La confrontation croissante entre les États-Unis et la Chine pourrait, paradoxalement, élargir ou réduire la marge de manœuvre de la Russie. D’une part, l’incertitude causée par la politique de Trump à l’égard de ses alliés traditionnels pourrait inciter plusieurs pays asiatiques à diversifier leurs alliances, créant ainsi de nouvelles ouvertures pour Moscou. Le fait qu’un nombre croissant de membres de l’ASEAN se rapprochent des BRICS, avec l’Indonésie désormais pleinement intégrée et la Malaisie, la Thaïlande et le Vietnam impliqués en tant que partenaires, reflète la volonté d’explorer des alternatives aux canaux occidentaux traditionnels.

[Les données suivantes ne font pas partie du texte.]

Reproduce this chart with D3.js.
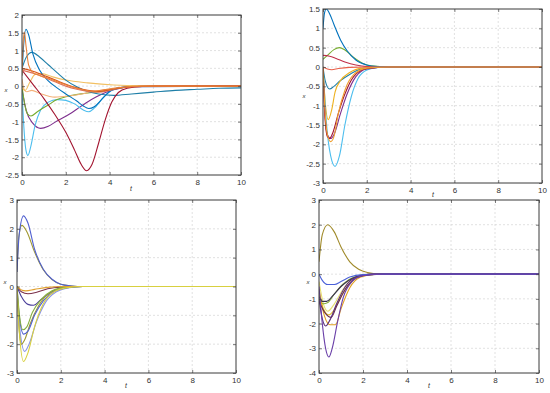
<!DOCTYPE html>
<html><head><meta charset="utf-8">
<script src="https://cdn.jsdelivr.net/npm/d3@7/dist/d3.min.js"></script>
<style>body{margin:0;background:#fff;}svg{display:block;font-family:"Liberation Sans",Arial,sans-serif;}</style>
</head><body><svg id="c" width="550" height="393"></svg>
<script>
// ---------- DATA: [t, x] samples ----------
// Panel 1
const p1Ticks = [2,1.5,1,0.5,0,-0.5,-1,-1.5,-2,-2.5];
const p1BlueA = [[0,0.3],[0.08,1.2],[0.18,1.6],[0.3,1.45],[0.5,0.9],[0.8,0.45],[1.2,0.15],[1.6,-0.05],[2,-0.22],[2.5,-0.42],[2.8,-0.56],[3.05,-0.63],[3.3,-0.58],[3.6,-0.4],[4,-0.15],[4.5,-0.04],[5,-0.01],[10,0]];
const p1BlueB = [[0,0.5],[0.2,0.82],[0.45,0.95],[0.8,0.82],[1.2,0.6],[1.6,0.38],[2,0.17],[2.5,-0.02],[3,-0.15],[3.5,-0.22],[4.2,-0.26],[5,-0.22],[6,-0.17],[7,-0.12],[8,-0.09],[9,-0.06],[10,-0.05]];
const p1OrangeSpike = [[0,0.3],[0.05,1.2],[0.11,1.52],[0.18,1.15],[0.3,0.6],[0.5,0.38],[0.8,0.3],[1.2,0.22],[1.8,0.08],[2.5,-0.06],[3.2,-0.14],[3.8,-0.1],[4.5,-0.04],[5.5,0],[10,0]];
const p1Red1 = [[0,0.5],[0.5,0.42],[1,0.3],[1.5,0.18],[2,0.05],[2.5,-0.05],[3,-0.12],[3.5,-0.15],[4,-0.1],[4.5,-0.05],[5,-0.02],[6,0],[10,0]];
const p1Red2 = [[0,0.45],[0.5,0.36],[1,0.25],[1.5,0.12],[2,0],[2.5,-0.09],[3,-0.15],[3.5,-0.17],[4,-0.12],[4.5,-0.05],[5,-0.02],[6,0],[10,0]];
const p1Yellow = [[0,-0.05],[0.15,-0.12],[0.35,0.1],[0.6,0.33],[0.9,0.35],[1.4,0.26],[2,0.17],[3,0.09],[4.2,0.03],[5.5,0.01],[10,0]];
const p1Peach = [[0,0.2],[0.1,-0.1],[0.22,-0.16],[0.45,-0.12],[0.8,-0.2],[1.5,-0.31],[2.2,-0.27],[2.9,-0.2],[3.6,-0.12],[4.4,-0.04],[5.5,0],[10,0]];
const p1Green = [[0,0],[0.12,-0.5],[0.25,-0.78],[0.41,-0.84],[0.7,-0.72],[1.2,-0.53],[1.6,-0.38],[2,-0.3],[2.9,-0.2],[3.9,-0.12],[4.6,-0.04],[5.5,0],[10,0]];
const p1Purple = [[0,-0.1],[0.2,-0.7],[0.5,-1.05],[0.85,-1.19],[1.2,-1.13],[1.6,-0.98],[2,-0.85],[2.5,-0.65],[2.9,-0.48],[3.4,-0.3],[3.9,-0.16],[4.5,-0.06],[5,-0.02],[10,0]];
const p1LightBlue = [[0,-0.1],[0.08,-1.1],[0.18,-1.8],[0.27,-1.95],[0.4,-1.7],[0.6,-1.1],[0.85,-0.67],[1.2,-0.45],[1.6,-0.38],[2,-0.4],[2.4,-0.5],[2.8,-0.67],[3.05,-0.72],[3.3,-0.62],[3.7,-0.33],[4.1,-0.12],[4.5,-0.05],[5,-0.02],[10,0]];
const p1DarkRed = [[0,0.45],[0.5,0.05],[1,-0.35],[1.5,-0.8],[2,-1.3],[2.4,-1.8],[2.7,-2.2],[2.95,-2.38],[3.2,-2.2],[3.5,-1.6],[3.8,-0.95],[4.1,-0.45],[4.4,-0.18],[4.8,-0.06],[5.5,-0.01],[10,0]];

// Panel 2
const p2Ticks = [1.5,1,0.5,0,-0.5,-1,-1.5,-2,-2.5,-3];
const p2Blue = [[0,1.0],[0.07,1.4],[0.15,1.5],[0.3,1.38],[0.5,1.1],[0.8,0.7],[1.1,0.42],[1.5,0.18],[2,0.05],[2.5,0.01],[3,0],[10,0]];
const p2Green = [[0,0.2],[0.2,0.3],[0.5,0.45],[0.75,0.5],[1,0.44],[1.4,0.25],[1.8,0.1],[2.2,0.03],[3,0],[10,0]];
const p2DarkRed = [[0,0.3],[0.3,0.28],[0.6,0.22],[1,0.13],[1.5,0.05],[2,0.01],[3,0],[10,0]];
const p2Orange = [[0,0],[0.2,-0.05],[0.4,-0.07],[0.7,-0.04],[1.2,-0.01],[2,0],[10,0]];
const p2Teal = [[0,0],[0.1,-0.35],[0.3,-0.57],[0.5,-0.5],[0.8,-0.35],[1.2,-0.2],[1.6,-0.08],[2,-0.02],[3,0],[10,0]];
const p2Yellow = [[0,0],[0.1,-0.9],[0.24,-1.36],[0.4,-1.1],[0.55,-0.65],[0.8,-0.35],[1.2,-0.15],[1.8,-0.03],[3,0],[10,0]];
const p2Orange2 = [[0,0],[0.1,-1.2],[0.2,-1.75],[0.35,-1.93],[0.5,-1.8],[0.7,-1.2],[1,-0.6],[1.4,-0.2],[2,-0.03],[3,0],[10,0]];
const p2Purple = [[0,0],[0.1,-1.3],[0.2,-1.75],[0.35,-1.85],[0.5,-1.75],[0.8,-1.2],[1.1,-0.7],[1.5,-0.25],[2,-0.05],[3,0],[10,0]];
const p2DarkRed2 = [[0,0],[0.08,-1.2],[0.2,-1.8],[0.3,-1.85],[0.45,-1.7],[0.7,-1.2],[1,-0.7],[1.4,-0.25],[2,-0.04],[3,0],[10,0]];
const p2LightBlue = [[0,0],[0.15,-1.4],[0.35,-2.3],[0.55,-2.57],[0.75,-2.3],[1,-1.5],[1.3,-0.75],[1.6,-0.3],[2,-0.08],[2.5,-0.01],[3,0],[10,0]];

// Panel 3
const p3Ticks = [3,2,1,0,-1,-2,-3];
const p3BlueHigh = [[0,0.5],[0.1,1.8],[0.3,2.45],[0.5,2.2],[0.8,1.3],[1.2,0.6],[1.6,0.25],[2,0.08],[2.5,0.02],[3,0],[10,0]];
const p3OliveHigh = [[0,0.5],[0.08,1.7],[0.22,2.12],[0.45,1.9],[0.8,1.2],[1.2,0.58],[1.6,0.24],[2,0.08],[2.5,0.02],[3,0],[10,0]];
const p3Orange = [[0,0],[0.2,-0.12],[0.4,-0.15],[0.8,-0.1],[1.4,-0.03],[2,0],[10,0]];
const p3DarkRed = [[0,0],[0.2,-0.18],[0.5,-0.25],[0.9,-0.2],[1.4,-0.08],[2,-0.02],[3,0],[10,0]];
const p3DarkBlue = [[0,0],[0.2,-0.35],[0.5,-0.62],[0.75,-0.65],[1.1,-0.45],[1.6,-0.18],[2.2,-0.04],[3,0],[10,0]];
const p3Green = [[0,0],[0.1,-0.9],[0.27,-1.5],[0.45,-1.4],[0.7,-0.9],[1.1,-0.45],[1.6,-0.15],[2.2,-0.03],[3,0],[10,0]];
const p3Blue2 = [[0,0],[0.1,-1.0],[0.3,-1.65],[0.5,-1.55],[0.8,-1.0],[1.2,-0.5],[1.7,-0.17],[2.3,-0.04],[3,0],[10,0]];
const p3Olive2 = [[0,0],[0.08,-1.3],[0.2,-2.0],[0.35,-1.85],[0.6,-1.3],[1,-0.65],[1.5,-0.22],[2.2,-0.04],[3,0],[10,0]];
const p3LightBlue = [[0,0],[0.12,-1.4],[0.35,-2.25],[0.55,-2.0],[0.9,-1.2],[1.3,-0.55],[1.8,-0.18],[2.4,-0.04],[3,0],[10,0]];
const p3Yellow = [[0,0],[0.1,-1.5],[0.3,-2.6],[0.5,-2.3],[0.8,-1.4],[1.2,-0.6],[1.7,-0.18],[2.3,-0.04],[3,0],[10,0]];

// Panel 4
const p4Ticks = [3,2,1,0,-1,-2,-3,-4];
const p4OliveHigh = [[0,0.5],[0.15,1.6],[0.4,2.0],[0.7,1.7],[1,1.1],[1.4,0.5],[1.8,0.2],[2.2,0.07],[2.8,0.01],[3.5,0],[10,0]];
const p4Blue = [[0,0],[0.15,-0.25],[0.4,-0.42],[0.7,-0.42],[1,-0.3],[1.4,-0.12],[2,-0.02],[3,0],[10,0]];
const p4Dark1 = [[0,-0.9],[0.15,-1.1],[0.35,-1.1],[0.6,-0.9],[1,-0.5],[1.5,-0.18],[2.2,-0.03],[3,0],[10,0]];
const p4Green = [[0,-1.0],[0.2,-1.2],[0.4,-1.15],[0.7,-0.8],[1.1,-0.4],[1.6,-0.12],[2.4,0],[10,0]];
const p4Yellow = [[0,-0.8],[0.2,-1.4],[0.45,-1.65],[0.65,-1.5],[1,-0.9],[1.5,-0.3],[2,-0.06],[3,0],[10,0]];
const p4Orange = [[0,-0.6],[0.25,-1.7],[0.5,-2.05],[0.75,-2.05],[1,-1.4],[1.4,-0.55],[1.9,-0.12],[2.6,0],[10,0]];
const p4DarkPurple = [[0,-1.0],[0.15,-1.8],[0.3,-2.1],[0.5,-1.85],[0.8,-1.2],[1.2,-0.5],[1.7,-0.12],[2.4,0],[10,0]];
const p4Purple = [[0,-0.5],[0.15,-2.0],[0.3,-3.0],[0.45,-3.35],[0.6,-3.0],[0.85,-1.9],[1.1,-0.95],[1.5,-0.3],[2,-0.06],[3,0],[10,0]];
const p4DarkRed = [[0,-1.1],[0.3,-1.6],[0.55,-1.75],[0.8,-1.3],[1.2,-0.6],[1.7,-0.15],[2.4,0],[10,0]];
const p4LightYellow = [[0,-0.3],[0.2,-1.2],[0.4,-1.5],[0.7,-1.2],[1.1,-0.6],[1.6,-0.15],[2.3,0],[10,0]];

const xTicks = [0,2,4,6,8,10];

// ---------- LAYOUT / STYLE ----------
const panels = [
  {box:[22,15,241,175], y:[-2.5,2], yt:p1Ticks, xlab:[131,191], ylab:[6,92], series:[
    [p1Purple,"#7E2F8E"],[p1LightBlue,"#4DBEEE"],[p1Green,"#77AC30"],[p1Peach,"#F4B27A"],[p1Yellow,"#F2C063"],
    [p1BlueB,"#1F7FA8"],[p1BlueA,"#0072BD"],[p1DarkRed,"#A2142F"],[p1Red2,"#E0705A"],[p1Red1,"#D95319"],[p1OrangeSpike,"#E8823A"]]},
  {box:[323,9,542,183], y:[-3,1.5], yt:p2Ticks, xlab:[433,197], ylab:[304,98], series:[
    [p2Green,"#77AC30"],[p2DarkRed,"#C0304A"],[p2Teal,"#1F7FA8"],[p2Yellow,"#EDB120"],
    [p2LightBlue,"#4DBEEE"],[p2Purple,"#7E2F8E"],[p2DarkRed2,"#A2142F"],[p2Blue,"#0072BD"],[p2Orange,"#E8604A"],[p2Orange2,"#F0A030"]]},
  {box:[17,200,236,373], y:[-3,3], yt:p3Ticks, xlab:[126,388], ylab:[5,284], series:[
    [p3DarkRed,"#7A2F4A"],[p3DarkBlue,"#4B3F9B"],[p3LightBlue,"#8A95E8"],
    [p3Olive2,"#A09830"],[p3Blue2,"#5060D0"],[p3Green,"#86B03F"],[p3OliveHigh,"#A09830"],[p3BlueHigh,"#5060D0"],[p3Orange,"#E0A030"],[p3Yellow,"#D8D040"]]},
  {box:[319,200,539,373], y:[-4,3], yt:p4Ticks, xlab:[429,388], ylab:[308,284], series:[
    [p4OliveHigh,"#A08A2A"],[p4LightYellow,"#E6DE70"],[p4Green,"#8AAE40"],[p4Yellow,"#E0C030"],[p4Orange,"#E0A020"],[p4DarkRed,"#6A2F4A"],
    [p4Dark1,"#3A3050"],[p4DarkPurple,"#5A2F7A"],[p4Blue,"#4A60D8"],[p4Purple,"#6A3FA8"]]}
];

const svg = d3.select("#c");
panels.forEach((p,i) => {
  const [x0,y0,x1,y1] = p.box;
  const x = d3.scaleLinear().domain([0,10]).range([x0,x1]);
  const y = d3.scaleLinear().domain(p.y).range([y1,y0]);
  const g = svg.append("g");
  // grid
  g.append("g").selectAll("line").data(xTicks.slice(1,-1)).join("line")
    .attr("x1",d=>x(d)).attr("x2",d=>x(d)).attr("y1",y0).attr("y2",y1)
    .attr("stroke","#d4d4d4").attr("stroke-width",0.7).attr("stroke-dasharray","2,2");
  g.append("g").selectAll("line").data(p.yt.slice(1,-1)).join("line")
    .attr("x1",x0).attr("x2",x1).attr("y1",d=>y(d)).attr("y2",d=>y(d))
    .attr("stroke","#d4d4d4").attr("stroke-width",0.7).attr("stroke-dasharray","2,2");
  // clip
  const cid = "clip"+i;
  svg.append("clipPath").attr("id",cid).append("rect").attr("x",x0).attr("y",y0).attr("width",x1-x0).attr("height",y1-y0);
  const line = d3.line().x(d=>x(d[0])).y(d=>y(d[1])).curve(d3.curveMonotoneX);
  g.append("g").attr("clip-path",`url(#${cid})`).selectAll("path").data(p.series).join("path")
    .attr("d",d=>line(d[0])).attr("fill","none").attr("stroke",d=>d[1]).attr("stroke-width",1.1);
  // axes
  g.append("g").attr("transform",`translate(0,${y1})`)
    .call(d3.axisBottom(x).tickValues(xTicks).tickSize(-3).tickPadding(4).tickFormat(d3.format("d")));
  g.append("g").attr("transform",`translate(${x0},0)`)
    .call(d3.axisLeft(y).tickValues(p.yt).tickSize(-3).tickPadding(3).tickFormat(d=>String(d)));
  // top/right ticks
  g.append("g").attr("transform",`translate(0,${y0})`).call(d3.axisTop(x).tickValues(xTicks).tickSize(-3).tickFormat(""));
  g.append("g").attr("transform",`translate(${x1},0)`).call(d3.axisRight(y).tickValues(p.yt).tickSize(-3).tickFormat(""));
  g.selectAll(".domain").remove();
  g.selectAll(".tick line").attr("stroke","#444").attr("stroke-width",0.7);
  g.selectAll(".tick text").attr("fill","#333").style("font-size","8px");
  g.append("rect").attr("x",x0).attr("y",y0).attr("width",x1-x0).attr("height",y1-y0)
    .attr("fill","none").attr("stroke","#3a3a3a").attr("stroke-width",1);
  g.append("text").attr("x",p.xlab[0]).attr("y",p.xlab[1]).attr("text-anchor","middle")
    .style("font-size","7px").style("font-style","italic").attr("fill","#333").text("t");
  g.append("text").attr("x",p.ylab[0]).attr("y",p.ylab[1]).attr("text-anchor","middle")
    .style("font-size","6px").style("font-style","italic").attr("fill","#333").text("x");
});
</script></body></html>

Toutefois, l’aggravation de la polarisation mondiale risque de restreindre progressivement l’espace disponible pour la stratégie russe du « double niveau ». Plus la rivalité entre Washington et Pékin s’intensifie, plus les mécanismes d’alignement systémique ont tendance à prévaloir, réduisant ainsi la possibilité pour les pays individuels de mener une politique étrangère autonome. Les gouvernements d’Asie du Sud-Est, bien que désireux de préserver leur indépendance stratégique, pourraient être contraints de faire des choix plus nets. Dans ce scénario, la capacité de la Russie à cultiver des relations avec les rivaux régionaux de la Chine dépendrait non seulement de son habileté diplomatique, mais aussi de la volonté de Pékin de tolérer une certaine ambiguïté stratégique dans un contexte marqué par une confrontation de plus en plus directe avec les États-Unis.